>> start Supplied records

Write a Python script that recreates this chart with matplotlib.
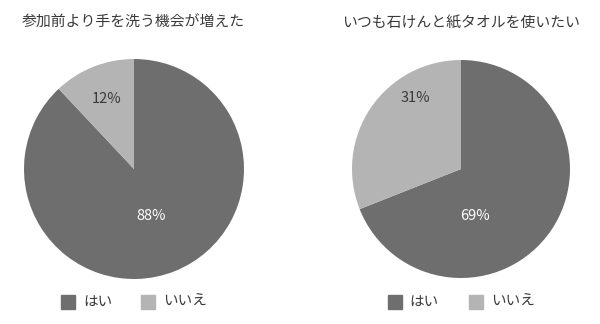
import matplotlib
matplotlib.use("Agg")
import matplotlib.pyplot as plt
from matplotlib.patches import Rectangle

plt.rcParams['font.family'] = ['Noto Sans CJK JP', 'DejaVu Sans']

titles = ["参加前より手を洗う機会が増えた", "いつも石けんと紙タオルを使いたい"]
categories = ["はい", "いいえ"]
values_1 = [88, 12]
values_2 = [69, 31]
all_values = [values_1, values_2]

colors = ["#6e6e6e", "#b4b4b4"]
text_dark = "#3a3a3a"
W, H = 600, 324
fig = plt.figure(figsize=(6, 3.24), dpi=100)

# pie geometry in pixels: (cx, cy, r)
geoms = [(134, 169, 110), (461, 169, 109)]
# label positions in pixels
label_pos = [[(151, 216), (107, 99)], [(475, 216), (415, 98)]]
label_colors = ["white", text_dark]
title_pos = [(22, 23), (342, 23)]
legend_x = [(61, 83, 141, 163), (388, 409, 469, 491)]

def fx(x):
    return x / W

def fy(y):
    return 1 - y / H

for i, vals in enumerate(all_values):
    cx, cy, r = geoms[i]
    ax = fig.add_axes([fx(cx - r), fy(cy + r), 2 * r / W, 2 * r / H])
    ax.pie(vals, colors=colors, startangle=90, counterclock=False,
           wedgeprops=dict(linewidth=0))
    ax.set_xlim(-1, 1)
    ax.set_ylim(-1, 1)
    ax.set_aspect('auto')
    ax.axis('off')
    for j, v in enumerate(vals):
        px, py = label_pos[i][j]
        fig.text(fx(px), fy(py), f"{v}%", ha='center', va='center',
                 fontsize=10.5, color=label_colors[j])
    tx, ty = title_pos[i]
    fig.text(fx(tx), fy(ty), titles[i], ha='left', va='center',
             fontsize=10.7, color=text_dark)
    s1, t1, s2, t2 = legend_x[i]
    for sx, tx2, cat, col in [(s1, t1, categories[0], colors[0]),
                               (s2, t2, categories[1], colors[1])]:
        fig.patches.append(Rectangle((fx(sx), fy(309)), 14 / W, 14 / H,
                                     transform=fig.transFigure, color=col))
        fig.text(fx(tx2), fy(302), cat, ha='left', va='center',
                 fontsize=10.5, color=text_dark)

fig.savefig("out.png", dpi=100)
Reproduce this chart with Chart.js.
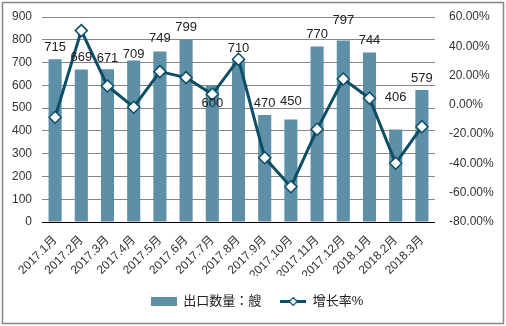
<!DOCTYPE html>
<html>
<head>
<meta charset="utf-8">
<title>出口数量</title>
<script src="https://cdn.jsdelivr.net/npm/chart.js@4/dist/chart.umd.min.js"></script>
<style>
    html, body { margin: 0; padding: 0; background: #fff; }
    #wrap { width: 506px; height: 326px; }
</style>
</head>
<body>
<div id="wrap"><canvas id="export-chart" width="506" height="326"></canvas></div>
<script>
// Monthly export counts and growth rate
const months = ["2017.1月", "2017.2月", "2017.3月", "2017.4月", "2017.5月", "2017.6月", "2017.7月", "2017.8月",
    "2017.9月", "2017.10月", "2017.11月", "2017.12月", "2018.1月", "2018.2月", "2018.3月"];
const exportCounts = [715, 669, 671, 709, 749, 799, 600, 710, 470, 450, 770, 797, 744, 406, 579];
const growthRates = [-8.5, 50.7, 12.9, -1.6, 22.7, 18.6, 7.2, 31.1, -36.1, -55.9, -16.7, 17.7, 4.5, -39.9, -14.9];
const countTicks = [0, 100, 200, 300, 400, 500, 600, 700, 800, 900];
const rateTicks = [-80, -60, -40, -20, 0, 20, 40, 60];
// vertical nudge of each value label from its bar top (px)
const labelShift = [-12, -12, -11, -6, -13, -13, 18, -12, -12, -18, -12, -20, -12, -32, -12];

const BAR_COLOR = "#5d8fa7";
const LINE_COLOR = "#0c4e66";
const FONT = "'Liberation Sans', Arial, 'Noto Sans CJK JP', sans-serif";

// Legend swatches
function makeSwatch(draw) {
    const c = document.createElement("canvas");
    c.width = 26;
    c.height = 13;
    draw(c.getContext("2d"));
    return c;
}
const barSwatch = makeSwatch(g => {
    g.fillStyle = BAR_COLOR;
    g.fillRect(0, 2, 26, 9);
});
const lineSwatch = makeSwatch(g => {
    g.strokeStyle = LINE_COLOR;
    g.lineWidth = 3;
    g.beginPath();
    g.moveTo(0, 6.5);
    g.lineTo(26, 6.5);
    g.stroke();
    g.fillStyle = "#fff";
    g.lineWidth = 1.2;
    g.beginPath();
    g.moveTo(13, 2.5);
    g.lineTo(17, 6.5);
    g.lineTo(13, 10.5);
    g.lineTo(9, 6.5);
    g.closePath();
    g.fill();
    g.stroke();
});

// White background and outer frame
const framePlugin = {
    id: "frame",
    beforeDraw(chart) {
        const c = chart.ctx;
        c.save();
        c.fillStyle = "#fff";
        c.fillRect(0, 0, chart.width, chart.height);
        c.strokeStyle = "#868686";
        c.lineWidth = 1.5;
        c.strokeRect(2.5, 2.5, chart.width - 5, chart.height - 5);
        c.restore();
    }
};

// Count labels above the bars
const barLabelPlugin = {
    id: "barLabels",
    afterDatasetsDraw(chart) {
        const c = chart.ctx;
        const meta = chart.getDatasetMeta(0);
        c.save();
        c.font = "13px " + FONT;
        c.fillStyle = "#222";
        c.textAlign = "center";
        c.textBaseline = "middle";
        meta.data.forEach((bar, i) => {
            c.fillText(String(exportCounts[i]), bar.x, bar.y + labelShift[i]);
        });
        c.restore();
    }
};

// fixed axis width; tick label padding should not push the plot area down
function fixWidth(width) {
    return scale => {
        scale.width = width;
        scale.paddingTop = 0;
        scale.paddingBottom = 0;
    };
}

document.addEventListener("DOMContentLoaded", () => {
    const ctx = document.getElementById("export-chart").getContext("2d");

    new Chart(ctx, {
        data: {
            labels: months,
            datasets: [
                {
                    type: "bar",
                    label: "出口数量：艘",
                    data: exportCounts,
                    backgroundColor: BAR_COLOR,
                    barPercentage: 0.5,
                    categoryPercentage: 1,
                    yAxisID: "y",
                    order: 2,
                },
                {
                    type: "line",
                    label: "增长率%",
                    data: growthRates,
                    borderColor: LINE_COLOR,
                    borderWidth: 3,
                    tension: 0,
                    pointStyle: "rectRot",
                    pointRadius: 6,
                    pointBorderWidth: 1.5,
                    pointBackgroundColor: "#fff",
                    pointBorderColor: LINE_COLOR,
                    yAxisID: "y1",
                    order: 1,
                },
            ],
        },
        options: {
            responsive: false,
            animation: false,
            layout: { padding: { left: 8, right: 0, top: 17, bottom: 8 } },
            plugins: {
                tooltip: { enabled: false },
                legend: {
                    position: "bottom",
                    labels: {
                        usePointStyle: true,
                        pointStyleWidth: 26,
                        boxHeight: 13,
                        padding: 19,
                        color: "#222",
                        font: { size: 13, family: FONT },
                        sort: (a, b) => a.datasetIndex - b.datasetIndex,
                        generateLabels: chart =>
                            Chart.defaults.plugins.legend.labels.generateLabels(chart).map(item => ({
                                ...item,
                                pointStyle: item.datasetIndex === 0 ? barSwatch : lineSwatch,
                            })),
                    },
                },
            },
            scales: {
                x: {
                    grid: { display: false },
                    border: { display: false },
                    ticks: {
                        autoSkip: false,
                        maxRotation: 45,
                        minRotation: 45,
                        color: "#333",
                        font: { size: 12, family: FONT },
                    },
                    afterFit: scale => { scale.height = 54; },
                },
                y: {
                    position: "left",
                    min: 0,
                    max: 900,
                    afterBuildTicks: scale => { scale.ticks = countTicks.map(v => ({ value: v })); },
                    grid: {
                        drawTicks: false,
                        color: c => (c.tick.value === 0 ? "#000" : "#868686"),
                    },
                    border: { display: false },
                    ticks: {
                        padding: 10,
                        color: "#333",
                        font: { size: 12, family: FONT },
                    },
                    afterFit: fixWidth(34),
                },
                y1: {
                    position: "right",
                    min: -80,
                    max: 60,
                    afterBuildTicks: scale => { scale.ticks = rateTicks.map(v => ({ value: v })); },
                    grid: { display: false, drawTicks: false },
                    border: { display: false },
                    ticks: {
                        padding: 14,
                        color: "#333",
                        font: { size: 12, family: FONT },
                        callback: v => v.toFixed(2) + "%",
                    },
                    afterFit: fixWidth(71),
                },
            },
        },
        plugins: [framePlugin, barLabelPlugin],
    });
});
</script>
</body>
</html>
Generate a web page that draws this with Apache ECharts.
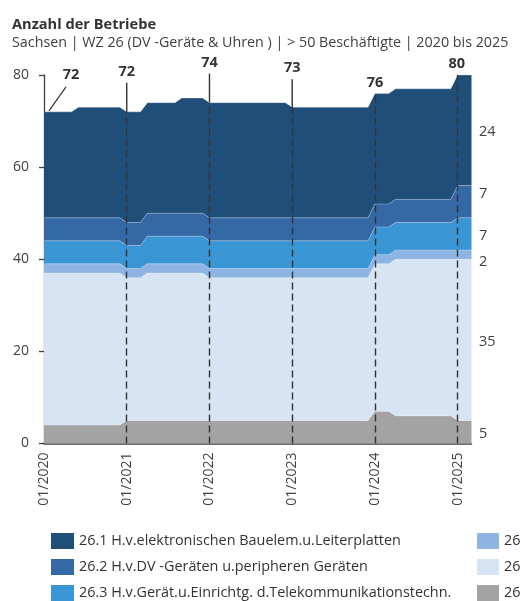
<!DOCTYPE html>
<html>
<head>
<meta charset="utf-8">
<script src="https://cdn.jsdelivr.net/npm/echarts@6/dist/echarts.min.js"></script>
<style>
  html, body { margin: 0; padding: 0; background: #fff; }
  #chart { width: 521px; height: 601px; }
</style>
</head>
<body>
<div id="chart"></div>
<script>
// Monthly observations, 01/2020 … 03/2025
const months = [
  "01/2020","02/2020","03/2020","04/2020","05/2020","06/2020","07/2020","08/2020","09/2020","10/2020","11/2020","12/2020",
  "01/2021","02/2021","03/2021","04/2021","05/2021","06/2021","07/2021","08/2021","09/2021","10/2021","11/2021","12/2021",
  "01/2022","02/2022","03/2022","04/2022","05/2022","06/2022","07/2022","08/2022","09/2022","10/2022","11/2022","12/2022",
  "01/2023","02/2023","03/2023","04/2023","05/2023","06/2023","07/2023","08/2023","09/2023","10/2023","11/2023","12/2023",
  "01/2024","02/2024","03/2024","04/2024","05/2024","06/2024","07/2024","08/2024","09/2024","10/2024","11/2024","12/2024",
  "01/2025","02/2025","03/2025"
];

// Number of establishments per branch (WZ 26.x)
const wz261 = [
  23,23,23,23,23,24,24,24,24,24,24,24,
  24,24,24,24,24,24,24,24,25,25,25,25,
  25,25,25,25,25,25,25,25,25,25,25,25,
  24,24,24,24,24,24,24,24,24,24,24,24,
  24,24,24,24,24,24,24,24,24,24,24,24,
  24,24,24
];
const wz262 = [
  5,5,5,5,5,5,5,5,5,5,5,5,
  5,5,5,5,5,5,5,5,5,5,5,5,
  5,5,5,5,5,5,5,5,5,5,5,5,
  5,5,5,5,5,5,5,5,5,5,5,5,
  5,5,5,5,5,5,5,5,5,5,5,5,
  7,7,7
];
const wz263 = [
  5,5,5,5,5,5,5,5,5,5,5,5,
  5,5,5,6,6,6,6,6,6,6,6,6,
  6,6,6,6,6,6,6,6,6,6,6,6,
  6,6,6,6,6,6,6,6,6,6,6,6,
  6,6,6,6,6,6,6,6,6,6,6,6,
  7,7,7
];
const wz264 = [
  2,2,2,2,2,2,2,2,2,2,2,2,
  2,2,2,2,2,2,2,2,2,2,2,2,
  2,2,2,2,2,2,2,2,2,2,2,2,
  2,2,2,2,2,2,2,2,2,2,2,2,
  2,2,2,2,2,2,2,2,2,2,2,2,
  2,2,2
];
const wz265 = [
  33,33,33,33,33,33,33,33,33,33,33,33,
  31,31,31,32,32,32,32,32,32,32,32,32,
  31,31,31,31,31,31,31,31,31,31,31,31,
  31,31,31,31,31,31,31,31,31,31,31,31,
  32,32,32,34,34,34,34,34,34,34,34,34,
  35,35,35
];
const wz266 = [
  4,4,4,4,4,4,4,4,4,4,4,4,
  5,5,5,5,5,5,5,5,5,5,5,5,
  5,5,5,5,5,5,5,5,5,5,5,5,
  5,5,5,5,5,5,5,5,5,5,5,5,
  7,7,7,6,6,6,6,6,6,6,6,6,
  5,5,5
];

const names = [
  "26.1 H.v.elektronischen Bauelem.u.Leiterplatten",
  "26.2 H.v.DV -Geräten u.peripheren Geräten",
  "26.3 H.v.Gerät.u.Einrichtg. d.Telekommunikationstechn.",
  "26.4 H.v.Geräten d.Unterhaltungselektronik",
  "26.5 H.v.Mess-,Kontroll-,Navigations-u.ä.Instrumenten",
  "26.6 H.v.Bestrahlungs-u.Elektrotherapiegeräten"
];
const yTicks = [0, 20, 40, 60, 80];
const januaryIdx = [0, 12, 24, 36, 48, 60];

const FONT = '"Open Sans", "Noto Sans", sans-serif';
const colors = ["#1f4e79", "#3569a6", "#3995d4", "#8db4e2", "#d6e4f3", "#a3a3a3"];

// stacked from the bottom up
const layers = [
  { name: names[5], data: wz266, color: colors[5] },
  { name: names[4], data: wz265, color: colors[4] },
  { name: names[3], data: wz264, color: colors[3] },
  { name: names[2], data: wz263, color: colors[2] },
  { name: names[1], data: wz262, color: colors[1] },
  { name: names[0], data: wz261, color: colors[0] }
];

const totals = months.map((_, i) => layers.reduce((s, l) => s + l.data[i], 0));
const last = months.length - 1;

const series = layers.map((l) => ({
  name: l.name,
  type: 'line',
  stack: 'total',
  data: l.data,
  symbol: 'none',
  showSymbol: false,
  color: l.color,
  itemStyle: { color: l.color },
  lineStyle: { width: 0.8, color: 'rgba(255,255,255,0.35)' },
  areaStyle: { color: l.color, opacity: 1 },
  emphasis: { disabled: true },
  z: 2
}));

// dashed year markers from the x axis up to the total of each January
series[series.length - 1].markLine = {
  silent: true,
  symbol: ['none', 'none'],
  label: { show: false },
  lineStyle: { color: '#333', width: 1.4, type: [7, 4] },
  data: januaryIdx.slice(1).map(i => [
    { coord: [months[i], 0] },
    { coord: [months[i], totals[i]] }
  ])
};

const option = {
  animation: false,
  backgroundColor: '#fff',
  title: {
    text: 'Anzahl der Betriebe',
    subtext: 'Sachsen | WZ 26 (DV -Geräte & Uhren ) | > 50 Beschäftigte | 2020 bis 2025',
    left: 7,
    top: 12,
    itemGap: 4,
    textStyle: { fontFamily: FONT, fontSize: 14.6, fontWeight: 'bold', color: '#333' },
    subtextStyle: { fontFamily: FONT, fontSize: 14.3, color: '#404040' }
  },
  legend: [
    {
      left: 51, top: 533, orient: 'vertical', padding: 0,
      itemWidth: 23, itemHeight: 16, itemGap: 10, icon: 'rect',
      selectedMode: false,
      data: names.slice(0, 3),
      itemStyle: { borderWidth: 0 },
      textStyle: { fontFamily: FONT, fontSize: 14.4, color: '#333' }
    },
    {
      left: 477, top: 533, orient: 'vertical', padding: 0,
      itemWidth: 22, itemHeight: 16, itemGap: 10, icon: 'rect',
      selectedMode: false,
      data: names.slice(3),
      itemStyle: { borderWidth: 0 },
      textStyle: { fontFamily: FONT, fontSize: 14.4, color: '#333' }
    }
  ],
  grid: { left: 44, top: 75, width: 427.5, height: 368.5, containLabel: false },
  xAxis: {
    type: 'category',
    data: months,
    boundaryGap: false,
    axisLine: { lineStyle: { color: '#404040', width: 1.5 } },
    axisTick: { show: false },
    axisLabel: {
      interval: (i) => i % 12 === 0,
      rotate: 90,
      margin: 9,
      fontFamily: FONT, fontSize: 14, color: '#404040'
    },
    splitLine: { show: false }
  },
  yAxis: {
    type: 'value',
    min: yTicks[0],
    max: yTicks[yTicks.length - 1],
    interval: 20,
    axisLine: { show: true, lineStyle: { color: '#404040', width: 1.3 } },
    axisTick: { show: true, length: 5, lineStyle: { color: '#404040', width: 1.3 } },
    axisLabel: { margin: 15, fontFamily: FONT, fontSize: 14, color: '#404040' },
    splitLine: { show: false }
  },
  series: series
};

const chart = echarts.init(document.getElementById('chart'), null, { renderer: 'canvas' });
chart.setOption(option);

// annotation placement (pixel offsets relative to the data point)
const topLabelOffsets = {
  0:  { dx: 27, dy: -37, leader: 'diag' },
  12: { dx: 0,  dy: -40, leader: 'v' },
  24: { dx: 0,  dy: -40, leader: 'v' },
  36: { dx: 0,  dy: -39, leader: 'v' },
  48: { dx: 0,  dy: -11, leader: null },
  60: { dx: -1, dy: -11, leader: null }
};
// vertical nudges for the end-of-series labels (bottom to top layer order)
const endLabelNudge = [1.5, 2.5, 7, 2, -7.5, 1.5];

const graphics = [];
const toPx = (i, v) => chart.convertToPixel({ xAxisIndex: 0, yAxisIndex: 0 }, [i, v]);

januaryIdx.forEach(i => {
  const p = toPx(i, totals[i]);
  const o = topLabelOffsets[i];
  const cx = p[0] + o.dx, cy = p[1] + o.dy;
  graphics.push({
    type: 'text', x: cx, y: cy, z: 10, silent: true,
    style: {
      text: String(totals[i]), align: 'center', verticalAlign: 'middle',
      font: 'bold 14.5px ' + FONT, fill: '#333'
    }
  });
  if (o.leader === 'v') {
    graphics.push({
      type: 'line', z: 10, silent: true,
      shape: { x1: p[0], y1: cy + 11, x2: p[0], y2: p[1] },
      style: { stroke: '#333', lineWidth: 1.4 }
    });
  } else if (o.leader === 'diag') {
    graphics.push({
      type: 'line', z: 10, silent: true,
      shape: { x1: p[0] + 5, y1: p[1] - 1, x2: cx - 5, y2: cy + 12 },
      style: { stroke: '#333', lineWidth: 1.2 }
    });
  }
});

// values of the last month, placed beside the middle of each layer
let base = 0;
layers.forEach((l, k) => {
  const v = l.data[last];
  const p = toPx(last, base + v / 2);
  base += v;
  graphics.push({
    type: 'text', x: p[0] + 7.5, y: p[1] + endLabelNudge[k], z: 10, silent: true,
    style: {
      text: String(v), align: 'left', verticalAlign: 'middle',
      font: '14.5px ' + FONT, fill: '#404040'
    }
  });
});

chart.setOption({ graphic: graphics });
</script>
</body>
</html>
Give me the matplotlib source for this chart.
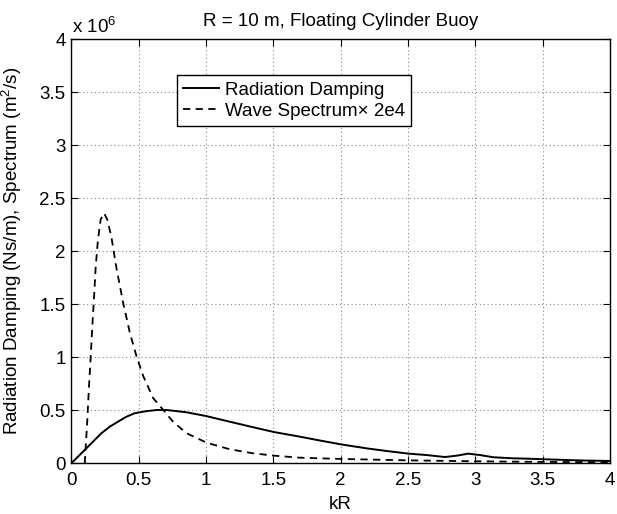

>> end Supplied records

The request:
Set down again, exactly, the lines of the material above from its first line to the one with "fig = plt.figure(figsize=(6, 3.24), dpi=100)", inclusive. Leave the pictures out.

Problem solution:
Write a Python script that recreates this chart with matplotlib.
import matplotlib
matplotlib.use("Agg")
import matplotlib.pyplot as plt
from matplotlib.patches import Rectangle

plt.rcParams['font.family'] = ['Noto Sans CJK JP', 'DejaVu Sans']

titles = ["参加前より手を洗う機会が増えた", "いつも石けんと紙タオルを使いたい"]
categories = ["はい", "いいえ"]
values_1 = [88, 12]
values_2 = [69, 31]
all_values = [values_1, values_2]

colors = ["#6e6e6e", "#b4b4b4"]
text_dark = "#3a3a3a"
W, H = 600, 324
fig = plt.figure(figsize=(6, 3.24), dpi=100)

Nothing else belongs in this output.